⟨

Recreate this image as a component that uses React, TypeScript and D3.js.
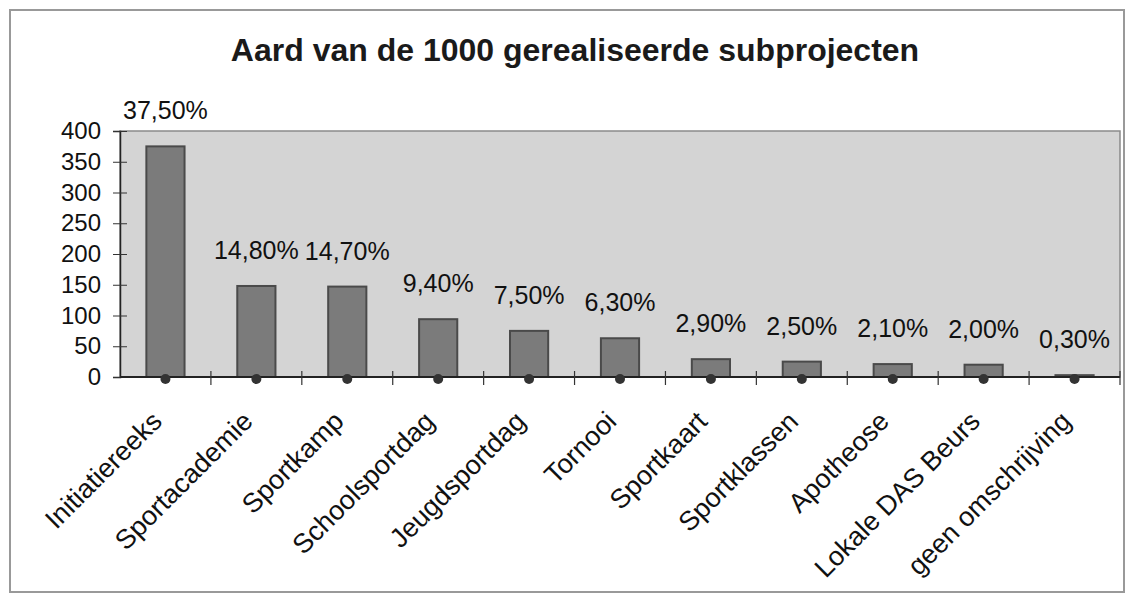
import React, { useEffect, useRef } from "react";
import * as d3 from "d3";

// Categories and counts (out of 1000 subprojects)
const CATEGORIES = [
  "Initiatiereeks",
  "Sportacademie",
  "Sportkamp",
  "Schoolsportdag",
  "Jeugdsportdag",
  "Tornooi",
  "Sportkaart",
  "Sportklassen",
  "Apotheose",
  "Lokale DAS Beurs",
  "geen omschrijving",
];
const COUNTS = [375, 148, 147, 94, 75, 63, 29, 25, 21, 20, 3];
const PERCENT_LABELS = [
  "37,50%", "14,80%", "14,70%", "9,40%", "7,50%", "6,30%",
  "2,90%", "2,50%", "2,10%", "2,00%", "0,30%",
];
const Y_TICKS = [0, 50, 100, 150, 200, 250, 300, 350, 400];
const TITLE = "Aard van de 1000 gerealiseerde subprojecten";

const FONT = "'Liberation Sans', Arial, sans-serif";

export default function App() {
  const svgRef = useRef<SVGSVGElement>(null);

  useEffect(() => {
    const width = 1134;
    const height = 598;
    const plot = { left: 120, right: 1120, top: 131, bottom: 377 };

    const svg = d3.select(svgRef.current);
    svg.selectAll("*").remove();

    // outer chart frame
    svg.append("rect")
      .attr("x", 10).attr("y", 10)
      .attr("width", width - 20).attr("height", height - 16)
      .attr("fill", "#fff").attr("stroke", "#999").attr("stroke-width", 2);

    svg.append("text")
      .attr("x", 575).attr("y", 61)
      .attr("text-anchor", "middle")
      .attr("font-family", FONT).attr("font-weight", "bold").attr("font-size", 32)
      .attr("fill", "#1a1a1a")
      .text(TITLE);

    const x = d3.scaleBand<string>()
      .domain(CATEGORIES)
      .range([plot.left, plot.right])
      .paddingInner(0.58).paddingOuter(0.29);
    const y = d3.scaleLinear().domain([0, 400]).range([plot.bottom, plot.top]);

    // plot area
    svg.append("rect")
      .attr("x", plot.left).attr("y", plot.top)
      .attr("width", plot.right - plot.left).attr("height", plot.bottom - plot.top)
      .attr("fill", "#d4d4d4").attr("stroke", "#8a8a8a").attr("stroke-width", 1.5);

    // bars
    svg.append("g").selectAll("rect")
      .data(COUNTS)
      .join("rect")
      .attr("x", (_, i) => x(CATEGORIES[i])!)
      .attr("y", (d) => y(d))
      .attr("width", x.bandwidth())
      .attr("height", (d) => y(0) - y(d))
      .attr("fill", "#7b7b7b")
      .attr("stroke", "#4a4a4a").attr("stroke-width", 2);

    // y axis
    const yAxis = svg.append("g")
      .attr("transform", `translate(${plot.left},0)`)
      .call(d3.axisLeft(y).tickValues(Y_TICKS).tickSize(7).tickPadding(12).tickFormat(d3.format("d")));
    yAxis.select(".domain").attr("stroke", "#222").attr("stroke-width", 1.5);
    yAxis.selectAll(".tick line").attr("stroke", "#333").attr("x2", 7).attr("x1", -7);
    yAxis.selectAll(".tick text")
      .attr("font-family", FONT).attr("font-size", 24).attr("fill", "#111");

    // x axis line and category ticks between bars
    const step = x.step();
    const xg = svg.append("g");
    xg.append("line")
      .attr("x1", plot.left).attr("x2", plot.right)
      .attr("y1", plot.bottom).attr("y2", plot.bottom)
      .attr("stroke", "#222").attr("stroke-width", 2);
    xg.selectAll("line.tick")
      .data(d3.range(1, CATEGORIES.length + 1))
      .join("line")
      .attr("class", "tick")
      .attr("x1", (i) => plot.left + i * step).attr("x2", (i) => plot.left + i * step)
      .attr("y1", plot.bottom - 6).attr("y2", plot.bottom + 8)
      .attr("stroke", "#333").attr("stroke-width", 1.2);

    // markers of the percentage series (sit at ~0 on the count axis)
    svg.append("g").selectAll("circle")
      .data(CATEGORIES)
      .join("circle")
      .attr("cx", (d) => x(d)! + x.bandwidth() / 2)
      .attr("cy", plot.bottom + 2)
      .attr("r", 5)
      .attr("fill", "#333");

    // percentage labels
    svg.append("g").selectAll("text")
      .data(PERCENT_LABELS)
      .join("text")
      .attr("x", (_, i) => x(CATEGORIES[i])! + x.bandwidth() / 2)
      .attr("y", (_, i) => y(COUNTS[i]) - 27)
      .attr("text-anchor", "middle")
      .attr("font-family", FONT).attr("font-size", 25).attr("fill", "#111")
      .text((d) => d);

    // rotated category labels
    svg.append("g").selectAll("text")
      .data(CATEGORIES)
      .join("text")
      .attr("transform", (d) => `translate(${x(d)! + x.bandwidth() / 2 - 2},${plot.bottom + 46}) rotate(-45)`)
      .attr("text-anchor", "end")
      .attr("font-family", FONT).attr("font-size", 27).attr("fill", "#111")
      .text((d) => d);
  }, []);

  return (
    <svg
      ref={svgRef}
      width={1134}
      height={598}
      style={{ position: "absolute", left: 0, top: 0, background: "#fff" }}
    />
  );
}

⟩

Given task: Go through the listing above and write it out again exactly, dropping the pictures.

Answer to the exercise:
Recreate this image as a component that uses React, TypeScript and D3.js.
import React, { useEffect, useRef } from "react";
import * as d3 from "d3";

// Categories and counts (out of 1000 subprojects)
const CATEGORIES = [
  "Initiatiereeks",
  "Sportacademie",
  "Sportkamp",
  "Schoolsportdag",
  "Jeugdsportdag",
  "Tornooi",
  "Sportkaart",
  "Sportklassen",
  "Apotheose",
  "Lokale DAS Beurs",
  "geen omschrijving",
];
const COUNTS = [375, 148, 147, 94, 75, 63, 29, 25, 21, 20, 3];
const PERCENT_LABELS = [
  "37,50%", "14,80%", "14,70%", "9,40%", "7,50%", "6,30%",
  "2,90%", "2,50%", "2,10%", "2,00%", "0,30%",
];
const Y_TICKS = [0, 50, 100, 150, 200, 250, 300, 350, 400];
const TITLE = "Aard van de 1000 gerealiseerde subprojecten";

const FONT = "'Liberation Sans', Arial, sans-serif";

export default function App() {
  const svgRef = useRef<SVGSVGElement>(null);

  useEffect(() => {
    const width = 1134;
    const height = 598;
    const plot = { left: 120, right: 1120, top: 131, bottom: 377 };

    const svg = d3.select(svgRef.current);
    svg.selectAll("*").remove();

    // outer chart frame
    svg.append("rect")
      .attr("x", 10).attr("y", 10)
      .attr("width", width - 20).attr("height", height - 16)
      .attr("fill", "#fff").attr("stroke", "#999").attr("stroke-width", 2);

    svg.append("text")
      .attr("x", 575).attr("y", 61)
      .attr("text-anchor", "middle")
      .attr("font-family", FONT).attr("font-weight", "bold").attr("font-size", 32)
      .attr("fill", "#1a1a1a")
      .text(TITLE);

    const x = d3.scaleBand<string>()
      .domain(CATEGORIES)
      .range([plot.left, plot.right])
      .paddingInner(0.58).paddingOuter(0.29);
    const y = d3.scaleLinear().domain([0, 400]).range([plot.bottom, plot.top]);

    // plot area
    svg.append("rect")
      .attr("x", plot.left).attr("y", plot.top)
      .attr("width", plot.right - plot.left).attr("height", plot.bottom - plot.top)
      .attr("fill", "#d4d4d4").attr("stroke", "#8a8a8a").attr("stroke-width", 1.5);

    // bars
    svg.append("g").selectAll("rect")
      .data(COUNTS)
      .join("rect")
      .attr("x", (_, i) => x(CATEGORIES[i])!)
      .attr("y", (d) => y(d))
      .attr("width", x.bandwidth())
      .attr("height", (d) => y(0) - y(d))
      .attr("fill", "#7b7b7b")
      .attr("stroke", "#4a4a4a").attr("stroke-width", 2);

    // y axis
    const yAxis = svg.append("g")
      .attr("transform", `translate(${plot.left},0)`)
      .call(d3.axisLeft(y).tickValues(Y_TICKS).tickSize(7).tickPadding(12).tickFormat(d3.format("d")));
    yAxis.select(".domain").attr("stroke", "#222").attr("stroke-width", 1.5);
    yAxis.selectAll(".tick line").attr("stroke", "#333").attr("x2", 7).attr("x1", -7);
    yAxis.selectAll(".tick text")
      .attr("font-family", FONT).attr("font-size", 24).attr("fill", "#111");

    // x axis line and category ticks between bars
    const step = x.step();
    const xg = svg.append("g");
    xg.append("line")
      .attr("x1", plot.left).attr("x2", plot.right)
      .attr("y1", plot.bottom).attr("y2", plot.bottom)
      .attr("stroke", "#222").attr("stroke-width", 2);
    xg.selectAll("line.tick")
      .data(d3.range(1, CATEGORIES.length + 1))
      .join("line")
      .attr("class", "tick")
      .attr("x1", (i) => plot.left + i * step).attr("x2", (i) => plot.left + i * step)
      .attr("y1", plot.bottom - 6).attr("y2", plot.bottom + 8)
      .attr("stroke", "#333").attr("stroke-width", 1.2);

    // markers of the percentage series (sit at ~0 on the count axis)
    svg.append("g").selectAll("circle")
      .data(CATEGORIES)
      .join("circle")
      .attr("cx", (d) => x(d)! + x.bandwidth() / 2)
      .attr("cy", plot.bottom + 2)
      .attr("r", 5)
      .attr("fill", "#333");

    // percentage labels
    svg.append("g").selectAll("text")
      .data(PERCENT_LABELS)
      .join("text")
      .attr("x", (_, i) => x(CATEGORIES[i])! + x.bandwidth() / 2)
      .attr("y", (_, i) => y(COUNTS[i]) - 27)
      .attr("text-anchor", "middle")
      .attr("font-family", FONT).attr("font-size", 25).attr("fill", "#111")
      .text((d) => d);

    // rotated category labels
    svg.append("g").selectAll("text")
      .data(CATEGORIES)
      .join("text")
      .attr("transform", (d) => `translate(${x(d)! + x.bandwidth() / 2 - 2},${plot.bottom + 46}) rotate(-45)`)
      .attr("text-anchor", "end")
      .attr("font-family", FONT).attr("font-size", 27).attr("fill", "#111")
      .text((d) => d);
  }, []);

  return (
    <svg
      ref={svgRef}
      width={1134}
      height={598}
      style={{ position: "absolute", left: 0, top: 0, background: "#fff" }}
    />
  );
}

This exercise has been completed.